┌────────

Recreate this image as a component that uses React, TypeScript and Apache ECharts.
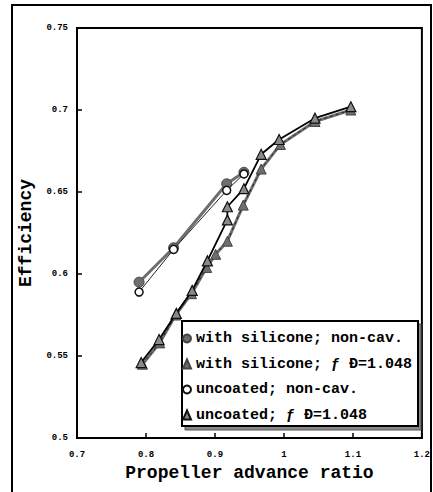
import React, { useEffect, useRef } from "react";
import * as echarts from "echarts";

const xMin = 0.7;
const xMax = 1.2;
const yMin = 0.5;
const yMax = 0.75;

const silNonCavX = [0.79, 0.84, 0.917, 0.942];
const silNonCavY = [0.595, 0.616, 0.655, 0.662];
const uncNonCavX = [0.79, 0.84, 0.917, 0.942];
const uncNonCavY = [0.589, 0.615, 0.651, 0.661];
const silCavX = [0.795, 0.82, 0.843, 0.866, 0.888, 0.901, 0.918, 0.941, 0.967, 0.995, 1.045, 1.097];
const silCavY = [0.545, 0.558, 0.575, 0.588, 0.604, 0.612, 0.62, 0.642, 0.664, 0.679, 0.693, 0.7];
const uncCavX = [0.793, 0.819, 0.844, 0.867, 0.889, 0.918, 0.918, 0.942, 0.967, 0.993, 1.045, 1.097];
const uncCavY = [0.546, 0.56, 0.576, 0.59, 0.608, 0.633, 0.641, 0.652, 0.673, 0.682, 0.695, 0.702];

const names = [
  "with silicone; non-cav.",
  "with silicone; \u0192 \u00D0=1.048",
  "uncoated; non-cav.",
  "uncoated; \u0192 \u00D0=1.048",
];

const zip = (xs: number[], ys: number[]) => xs.map((x, i) => [x, ys[i]]);

const FONT = "Liberation Mono";

export default function App() {
  const ref = useRef<HTMLDivElement>(null);
  useEffect(() => {
    if (!ref.current) return;
    const chart = echarts.init(ref.current, null, { renderer: "svg" });
    const gray = "#6e6e6e";
    chart.setOption({
      animation: false,
      backgroundColor: "#fff",
      grid: { left: 77, top: 28, right: 9, bottom: 54, show: true, borderColor: "#000", borderWidth: 2 },
      xAxis: {
        type: "value",
        min: xMin,
        max: xMax,
        interval: 0.1,
        name: "Propeller advance ratio",
        nameLocation: "middle",
        nameGap: 16,
        nameTextStyle: { fontFamily: FONT, fontWeight: "bold", fontSize: 18, color: "#000" },
        axisLine: { show: true, lineStyle: { color: "#000", width: 2 } },
        axisTick: { show: true, inside: true, length: 5, lineStyle: { color: "#000", width: 1.5 } },
        axisLabel: { fontFamily: FONT, fontWeight: "bold", fontSize: 9, color: "#000", margin: 12 },
        splitLine: { show: false },
      },
      yAxis: {
        type: "value",
        min: yMin,
        max: yMax,
        interval: 0.05,
        name: "Efficiency",
        nameLocation: "middle",
        nameGap: 36,
        nameTextStyle: { fontFamily: FONT, fontWeight: "bold", fontSize: 18, color: "#000" },
        axisLine: { show: true, lineStyle: { color: "#000", width: 2 } },
        axisTick: { show: true, inside: true, length: 5, lineStyle: { color: "#000", width: 1.5 } },
        axisLabel: { fontFamily: FONT, fontWeight: "bold", fontSize: 9, color: "#000", margin: 9 },
        splitLine: { show: false },
      },
      legend: {
        left: 182,
        top: 331,
        orient: "vertical",
        padding: 0,
        itemWidth: 8,
        itemHeight: 9,
        itemGap: 10.5,
        z: 30,
        textStyle: { fontFamily: FONT, fontWeight: "bold", fontSize: 15, color: "#000" },
        data: [
          { name: names[0], icon: "circle" },
          { name: names[1], icon: "triangle" },
          { name: names[2], icon: "circle" },
          { name: names[3], icon: "triangle" },
        ],
      },
      graphic: [
        {
          type: "rect",
          z: -10,
          silent: true,
          shape: { x: 12, y: 5, width: 419, height: 520 },
          style: { fill: "none", stroke: "#000", lineWidth: 2 },
        },
        {
          type: "rect",
          z: 8,
          silent: true,
          shape: { x: 185, y: 324, width: 236, height: 106 },
          style: { fill: "#8a8a8a", stroke: "#555", lineWidth: 1 },
        },
        {
          type: "rect",
          z: 9,
          silent: true,
          shape: { x: 182, y: 321, width: 236, height: 105 },
          style: { fill: "#fff", stroke: "#000", lineWidth: 2 },
        },
      ],
      series: [
        {
          name: names[0],
          type: "line",
          data: zip(silNonCavX, silNonCavY),
          symbol: "circle",
          symbolSize: 10,
          itemStyle: { color: gray, borderColor: "#444", borderWidth: 1 },
          lineStyle: { color: gray, width: 3 },
          z: 3,
        },
        {
          name: names[2],
          type: "line",
          data: zip(uncNonCavX, uncNonCavY),
          symbol: "circle",
          symbolSize: 8,
          itemStyle: { color: "#fff", borderColor: "#111", borderWidth: 1.5 },
          lineStyle: { color: "#222", width: 1 },
          z: 4,
        },
        {
          name: names[1],
          type: "line",
          data: zip(silCavX, silCavY),
          symbol: "triangle",
          symbolSize: 10,
          itemStyle: { color: gray, borderColor: "#444", borderWidth: 1 },
          lineStyle: { color: gray, width: 3 },
          z: 5,
        },
        {
          type: "line",
          data: zip(silCavX, silCavY),
          symbol: "none",
          lineStyle: { color: "#222", width: 1, type: [3, 3] },
          z: 5,
          silent: true,
        },
        {
          name: names[3],
          type: "line",
          data: zip(uncCavX, uncCavY),
          symbol: "triangle",
          symbolSize: 10,
          itemStyle: { color: "#8a8a8a", borderColor: "#111", borderWidth: 1.2 },
          lineStyle: { color: "#000", width: 1.8 },
          z: 6,
        },
      ],
    });
    return () => chart.dispose();
  }, []);
  return (
    <div
      ref={ref}
      style={{ position: "fixed", left: 0, top: 0, width: 433, height: 492, background: "#fff" }}
    />
  );
}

└────────

■ **What the exercise asks**: Leave the images out and output the remaining material exactly as it stands.

■ **The reply**:
Recreate this image as a component that uses React, TypeScript and Apache ECharts.
import React, { useEffect, useRef } from "react";
import * as echarts from "echarts";

const xMin = 0.7;
const xMax = 1.2;
const yMin = 0.5;
const yMax = 0.75;

const silNonCavX = [0.79, 0.84, 0.917, 0.942];
const silNonCavY = [0.595, 0.616, 0.655, 0.662];
const uncNonCavX = [0.79, 0.84, 0.917, 0.942];
const uncNonCavY = [0.589, 0.615, 0.651, 0.661];
const silCavX = [0.795, 0.82, 0.843, 0.866, 0.888, 0.901, 0.918, 0.941, 0.967, 0.995, 1.045, 1.097];
const silCavY = [0.545, 0.558, 0.575, 0.588, 0.604, 0.612, 0.62, 0.642, 0.664, 0.679, 0.693, 0.7];
const uncCavX = [0.793, 0.819, 0.844, 0.867, 0.889, 0.918, 0.918, 0.942, 0.967, 0.993, 1.045, 1.097];
const uncCavY = [0.546, 0.56, 0.576, 0.59, 0.608, 0.633, 0.641, 0.652, 0.673, 0.682, 0.695, 0.702];

const names = [
  "with silicone; non-cav.",
  "with silicone; \u0192 \u00D0=1.048",
  "uncoated; non-cav.",
  "uncoated; \u0192 \u00D0=1.048",
];

const zip = (xs: number[], ys: number[]) => xs.map((x, i) => [x, ys[i]]);

const FONT = "Liberation Mono";

export default function App() {
  const ref = useRef<HTMLDivElement>(null);
  useEffect(() => {
    if (!ref.current) return;
    const chart = echarts.init(ref.current, null, { renderer: "svg" });
    const gray = "#6e6e6e";
    chart.setOption({
      animation: false,
      backgroundColor: "#fff",
      grid: { left: 77, top: 28, right: 9, bottom: 54, show: true, borderColor: "#000", borderWidth: 2 },
      xAxis: {
        type: "value",
        min: xMin,
        max: xMax,
        interval: 0.1,
        name: "Propeller advance ratio",
        nameLocation: "middle",
        nameGap: 16,
        nameTextStyle: { fontFamily: FONT, fontWeight: "bold", fontSize: 18, color: "#000" },
        axisLine: { show: true, lineStyle: { color: "#000", width: 2 } },
        axisTick: { show: true, inside: true, length: 5, lineStyle: { color: "#000", width: 1.5 } },
        axisLabel: { fontFamily: FONT, fontWeight: "bold", fontSize: 9, color: "#000", margin: 12 },
        splitLine: { show: false },
      },
      yAxis: {
        type: "value",
        min: yMin,
        max: yMax,
        interval: 0.05,
        name: "Efficiency",
        nameLocation: "middle",
        nameGap: 36,
        nameTextStyle: { fontFamily: FONT, fontWeight: "bold", fontSize: 18, color: "#000" },
        axisLine: { show: true, lineStyle: { color: "#000", width: 2 } },
        axisTick: { show: true, inside: true, length: 5, lineStyle: { color: "#000", width: 1.5 } },
        axisLabel: { fontFamily: FONT, fontWeight: "bold", fontSize: 9, color: "#000", margin: 9 },
        splitLine: { show: false },
      },
      legend: {
        left: 182,
        top: 331,
        orient: "vertical",
        padding: 0,
        itemWidth: 8,
        itemHeight: 9,
        itemGap: 10.5,
        z: 30,
        textStyle: { fontFamily: FONT, fontWeight: "bold", fontSize: 15, color: "#000" },
        data: [
          { name: names[0], icon: "circle" },
          { name: names[1], icon: "triangle" },
          { name: names[2], icon: "circle" },
          { name: names[3], icon: "triangle" },
        ],
      },
      graphic: [
        {
          type: "rect",
          z: -10,
          silent: true,
          shape: { x: 12, y: 5, width: 419, height: 520 },
          style: { fill: "none", stroke: "#000", lineWidth: 2 },
        },
        {
          type: "rect",
          z: 8,
          silent: true,
          shape: { x: 185, y: 324, width: 236, height: 106 },
          style: { fill: "#8a8a8a", stroke: "#555", lineWidth: 1 },
        },
        {
          type: "rect",
          z: 9,
          silent: true,
          shape: { x: 182, y: 321, width: 236, height: 105 },
          style: { fill: "#fff", stroke: "#000", lineWidth: 2 },
        },
      ],
      series: [
        {
          name: names[0],
          type: "line",
          data: zip(silNonCavX, silNonCavY),
          symbol: "circle",
          symbolSize: 10,
          itemStyle: { color: gray, borderColor: "#444", borderWidth: 1 },
          lineStyle: { color: gray, width: 3 },
          z: 3,
        },
        {
          name: names[2],
          type: "line",
          data: zip(uncNonCavX, uncNonCavY),
          symbol: "circle",
          symbolSize: 8,
          itemStyle: { color: "#fff", borderColor: "#111", borderWidth: 1.5 },
          lineStyle: { color: "#222", width: 1 },
          z: 4,
        },
        {
          name: names[1],
          type: "line",
          data: zip(silCavX, silCavY),
          symbol: "triangle",
          symbolSize: 10,
          itemStyle: { color: gray, borderColor: "#444", borderWidth: 1 },
          lineStyle: { color: gray, width: 3 },
          z: 5,
        },
        {
          type: "line",
          data: zip(silCavX, silCavY),
          symbol: "none",
          lineStyle: { color: "#222", width: 1, type: [3, 3] },
          z: 5,
          silent: true,
        },
        {
          name: names[3],
          type: "line",
          data: zip(uncCavX, uncCavY),
          symbol: "triangle",
          symbolSize: 10,
          itemStyle: { color: "#8a8a8a", borderColor: "#111", borderWidth: 1.2 },
          lineStyle: { color: "#000", width: 1.8 },
          z: 6,
        },
      ],
    });
    return () => chart.dispose();
  }, []);
  return (
    <div
      ref={ref}
      style={{ position: "fixed", left: 0, top: 0, width: 433, height: 492, background: "#fff" }}
    />
  );
}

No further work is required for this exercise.